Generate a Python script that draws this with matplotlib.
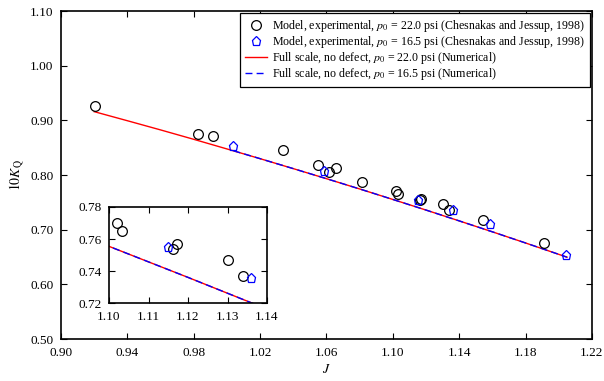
import matplotlib
matplotlib.use("Agg")
import matplotlib.pyplot as plt
import numpy as np

plt.rcParams['font.family'] = ['Liberation Serif', 'DejaVu Serif']
plt.rcParams['mathtext.fontset'] = 'stix'

# Experimental, p0 = 22.0 psi
J_exp22 = [0.9205, 0.9828, 0.9918, 1.034, 1.0547, 1.0617, 1.0658, 1.0816,
           1.1021, 1.1032, 1.1161, 1.1171, 1.1300, 1.1339, 1.1546, 1.1910]
K_exp22 = [0.926, 0.876, 0.872, 0.845, 0.818, 0.8055, 0.8134, 0.787,
           0.770, 0.765, 0.754, 0.757, 0.747, 0.737, 0.717, 0.676]
# Experimental, p0 = 16.5 psi
J_exp16 = [1.0037, 1.0587, 1.1149, 1.1360, 1.1588, 1.2046]
K_exp16 = [0.8525, 0.807, 0.755, 0.7356, 0.710, 0.654]
# Numerical, p0 = 22.0 psi
J_num22 = [0.920, 0.940, 0.960, 0.980, 1.000, 1.020, 1.040, 1.060, 1.080,
           1.100, 1.120, 1.140, 1.160, 1.180, 1.205]
K_num22 = [0.916, 0.8994, 0.8826, 0.8654, 0.8478, 0.830, 0.8118, 0.7934, 0.7746,
           0.7554, 0.736, 0.7162, 0.6962, 0.6758, 0.6498]
# Numerical, p0 = 16.5 psi
J_num16 = [1.004, 1.020, 1.040, 1.060, 1.080, 1.100, 1.120, 1.140, 1.160, 1.180, 1.205]
K_num16 = [0.8444, 0.830, 0.8118, 0.7934, 0.7746, 0.7554, 0.736, 0.7162, 0.6962, 0.6758, 0.6498]

labels = [r"Model, experimental, $p_0$ = 22.0 psi (Chesnakas and Jessup, 1998)",
          r"Model, experimental, $p_0$ = 16.5 psi (Chesnakas and Jessup, 1998)",
          r"Full scale, no defect, $p_0$ = 22.0 psi (Numerical)",
          r"Full scale, no defect, $p_0$ = 16.5 psi (Numerical)"]

fig = plt.figure(figsize=(6.04, 3.81), dpi=100)
ax = fig.add_axes([0.101, 0.110, 0.879, 0.861])


def draw(a):
    a.plot(J_exp22, K_exp22, linestyle='none', marker='o', ms=7, mfc='none',
           mec='black', mew=0.9, label=labels[0], zorder=3)
    a.plot(J_exp16, K_exp16, linestyle='none', marker='p', ms=6.5, mfc='none',
           mec='blue', mew=0.9, label=labels[1], zorder=3)
    a.plot(J_num22, K_num22, color='red', lw=1.0, label=labels[2], zorder=2)
    a.plot(J_num16, K_num16, color='blue', lw=1.0, ls=(0, (5, 3)), label=labels[3], zorder=2)
    a.tick_params(direction='in', top=True, right=True, labelsize=9.5, length=4,
                  width=0.8, pad=5.5)
    for s in a.spines.values():
        s.set_linewidth(1.2)


draw(ax)
ax.set_xlim(0.90, 1.22)
ax.set_ylim(0.50, 1.10)
ax.set_xticks(np.arange(0.90, 1.2201, 0.04))
ax.set_yticks(np.arange(0.50, 1.1001, 0.10))
ax.xaxis.set_major_formatter(matplotlib.ticker.FormatStrFormatter('%.2f'))
ax.yaxis.set_major_formatter(matplotlib.ticker.FormatStrFormatter('%.2f'))
ax.set_xlabel(r"$J$", fontsize=10, labelpad=3)
ax.set_ylabel(r"$10K_\mathrm{Q}$", fontsize=10, labelpad=2)
leg = ax.legend(loc='upper right', fontsize=8.6, frameon=True, fancybox=False,
                edgecolor='black', framealpha=1, labelspacing=0.0,
                handlelength=1.8, handletextpad=0.45, borderpad=0.4,
                borderaxespad=0.2)
leg.get_frame().set_linewidth(0.9)

axi = fig.add_axes([0.1805, 0.2047, 0.2616, 0.252])
draw(axi)
axi.set_xlim(1.10, 1.14)
axi.set_ylim(0.72, 0.78)
axi.set_xticks(np.arange(1.10, 1.1401, 0.01))
axi.set_yticks(np.arange(0.72, 0.7801, 0.02))
axi.xaxis.set_major_formatter(matplotlib.ticker.FormatStrFormatter('%.2f'))
axi.yaxis.set_major_formatter(matplotlib.ticker.FormatStrFormatter('%.2f'))

fig.savefig("out.png", dpi=100)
┄┄┄┄┄┄┄┄┄┄┄┄┄┄┄┄┄┄┄┄
* **Instructions for the task**
Look at the listing and set down only the lines from its start through the line with "plt.rcParams['mathtext.fontset'] = 'stix'", word for word and without pictures.

* **Correct answer**
Generate a Python script that draws this with matplotlib.
import matplotlib
matplotlib.use("Agg")
import matplotlib.pyplot as plt
import numpy as np

plt.rcParams['font.family'] = ['Liberation Serif', 'DejaVu Serif']
plt.rcParams['mathtext.fontset'] = 'stix'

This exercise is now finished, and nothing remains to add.